В кабинете Маулиной сидел небольшого роста симпатичный улыбающийся человек – он пришел зарегистрировать рождение своего седьмого ребенка. Начальник паспортного стола сказал, что меня ожидает начальник отделения милиции (тот здоровенный тип, с которым я повздорила в январе 1951 года перед отъездом в Москву и Брянскую область). Я увидела своего бывшего врага в компании Мартынова, начальника областного управления МГБ. Сделав вид, что его не заметила, я обратилась напрямую к милиционеру-великану:
– Я приехала из Москвы. Благодарю вас за справку о том, что я никогда не проживала в Молотовске!
Но Мартынов вмешался в разговор и напомнил, что я обязана уехать из Молотовска, и, что если у меня нет денег на отъезд, он мне их даст.
– Разумеется, только я не собираюсь ехать в Каргополь.
– А куда собираетесь?
– Куда глаза глядят!
– Сенторенс, вы должны быть осторожнее в выражениях и следить за своими словами, если не хотите обратно на лесоповал!
– Мартынов, я вам ясно сказала, что не поеду туда, куда вздумается Иванову меня послать. Это мое последнее слово.
Вернувшись на Транспортную улицу, я встретила Марию Курдюмову, свою бывшую коллегу по артели «Искра», которая теперь работала продавщицей мороженого в театре. Я спросила ее о здоровье мужа, которого знала по 1-му лагпункту, и, обменявшись несколькими стандартными фразами, мы попрощались.
Во вторник, в восемь часов вечера, имея в кармане выданную Маулиной справку о том, что я являюсь ссыльно-поселенкой, я села в поезд. Я настолько устала, что тут же заснула, и проснулась только на станции Исакогорка, где мне нужно было пересесть на поезд, идущий в Москву. Имея в распоряжении всего десять минут, я спешно запрыгнула на платформу, но в этот момент какой-то человек подошел ко мне и попросил следовать за ним в станционное отделение милиции для проверки документов. С документами у меня было все в порядке, но меня задержали. Я не выехала из Молотовска в течение двадцати четырех часов, как было предписано, и в час ночи меня на электричке привезли в Молотовск.

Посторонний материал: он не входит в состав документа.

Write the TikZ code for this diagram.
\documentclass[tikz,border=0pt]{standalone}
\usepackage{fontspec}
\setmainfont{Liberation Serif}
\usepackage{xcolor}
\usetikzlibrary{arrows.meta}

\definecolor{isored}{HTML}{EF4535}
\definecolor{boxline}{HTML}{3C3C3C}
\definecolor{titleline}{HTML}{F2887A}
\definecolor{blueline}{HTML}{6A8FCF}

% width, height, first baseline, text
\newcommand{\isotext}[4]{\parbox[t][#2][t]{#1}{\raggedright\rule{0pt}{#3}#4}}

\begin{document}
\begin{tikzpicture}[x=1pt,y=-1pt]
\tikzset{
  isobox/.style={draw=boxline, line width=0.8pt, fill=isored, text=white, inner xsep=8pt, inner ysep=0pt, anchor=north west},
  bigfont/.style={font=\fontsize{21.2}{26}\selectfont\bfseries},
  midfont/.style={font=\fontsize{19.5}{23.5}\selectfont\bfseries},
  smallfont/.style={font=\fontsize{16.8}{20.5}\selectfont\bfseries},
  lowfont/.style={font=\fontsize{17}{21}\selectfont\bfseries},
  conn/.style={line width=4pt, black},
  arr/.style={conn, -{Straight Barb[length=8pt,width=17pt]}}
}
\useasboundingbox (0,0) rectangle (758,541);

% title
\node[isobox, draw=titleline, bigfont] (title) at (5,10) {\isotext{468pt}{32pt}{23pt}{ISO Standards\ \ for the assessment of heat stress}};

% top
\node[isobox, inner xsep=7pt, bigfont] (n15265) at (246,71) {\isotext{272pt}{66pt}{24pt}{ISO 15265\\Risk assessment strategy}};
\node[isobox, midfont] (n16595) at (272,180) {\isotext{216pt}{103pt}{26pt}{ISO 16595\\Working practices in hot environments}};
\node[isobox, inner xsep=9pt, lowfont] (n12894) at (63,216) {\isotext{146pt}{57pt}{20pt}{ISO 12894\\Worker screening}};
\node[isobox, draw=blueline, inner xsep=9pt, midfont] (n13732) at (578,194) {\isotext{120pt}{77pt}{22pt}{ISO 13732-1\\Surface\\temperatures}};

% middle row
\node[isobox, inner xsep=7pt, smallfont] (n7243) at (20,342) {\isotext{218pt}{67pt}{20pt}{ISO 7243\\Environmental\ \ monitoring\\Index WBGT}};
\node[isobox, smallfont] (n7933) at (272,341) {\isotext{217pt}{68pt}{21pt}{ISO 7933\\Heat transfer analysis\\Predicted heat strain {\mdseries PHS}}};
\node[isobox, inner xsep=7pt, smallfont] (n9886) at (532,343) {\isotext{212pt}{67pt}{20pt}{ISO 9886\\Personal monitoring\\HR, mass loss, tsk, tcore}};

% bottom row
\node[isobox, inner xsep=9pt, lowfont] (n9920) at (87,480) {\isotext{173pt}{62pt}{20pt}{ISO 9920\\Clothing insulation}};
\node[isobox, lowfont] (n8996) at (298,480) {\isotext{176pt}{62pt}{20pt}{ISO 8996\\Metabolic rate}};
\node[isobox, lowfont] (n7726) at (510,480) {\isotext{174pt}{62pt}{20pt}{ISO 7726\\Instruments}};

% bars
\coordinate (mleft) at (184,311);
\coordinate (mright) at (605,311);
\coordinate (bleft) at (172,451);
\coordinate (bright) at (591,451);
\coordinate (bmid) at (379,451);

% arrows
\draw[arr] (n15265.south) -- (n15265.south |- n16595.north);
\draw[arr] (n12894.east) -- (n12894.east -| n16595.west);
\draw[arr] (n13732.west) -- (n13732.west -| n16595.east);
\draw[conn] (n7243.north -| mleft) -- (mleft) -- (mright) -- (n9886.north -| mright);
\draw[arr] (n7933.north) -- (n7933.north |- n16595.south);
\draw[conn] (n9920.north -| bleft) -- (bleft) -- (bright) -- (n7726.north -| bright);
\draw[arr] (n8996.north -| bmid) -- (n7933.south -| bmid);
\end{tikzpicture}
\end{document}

23 февраля меня привели в кабинет к Маулиной, тут же объявившей мне, что я арестована на основании статьи 192 Уголовного кодекса («бродяжничество»). Я оставалась без еды с пяти утра до шести вечера, после чего меня тщательно обыскали. В шесть часов меня отвели в камеру, где находились еще пять человек, они поделились со мной своими скудными запасами.
24 февраля меня этапировали в Архангельск и во второй половине дня привезли в военный трибунал, где до одиннадцати часов вечера мною никто не занимался. Через некоторое время передо мной появился Иванов, одетый как денди. Увидев его, я не могла сдержать возмущения.
– Вы мерзавец, Иванов! Это ведь вы приказали меня арестовать? И только потому, что я француженка, которая хочет вернуться к себе на родину!
– Именно так, это я дал распоряжение о вашем задержании, но вы именно задержаны, а не арестованы. Сейчас все зависит от вас. Попридержите язык, понятно?
– Я буду говорить то, что считаю нужным, и предупреждаю вас, что не подпишу никаких бумаг!
Иванов протянул мне список из семнадцати фамилий и потребовал от меня подтвердить подписью, что я знаю этих людей. Это была бы ложь, и я отказалась. Я узнала, что прокурор Архангельска не хотел выдавать ордер на мой арест, ввиду того что у МГБ не было никаких доказательств моей принадлежности к контрреволюционной организации. Но, согласно показаниям Иванова, Кузнецова (не знаю, кто это такой), Мартынова, Маулиной и Диругова, я была временно задержана на основании статьи 58–10 (7–35) Уголовного кодекса, дававшей право МГБ арестовывать кого угодно по подозрению в угрозе государственной безопасности.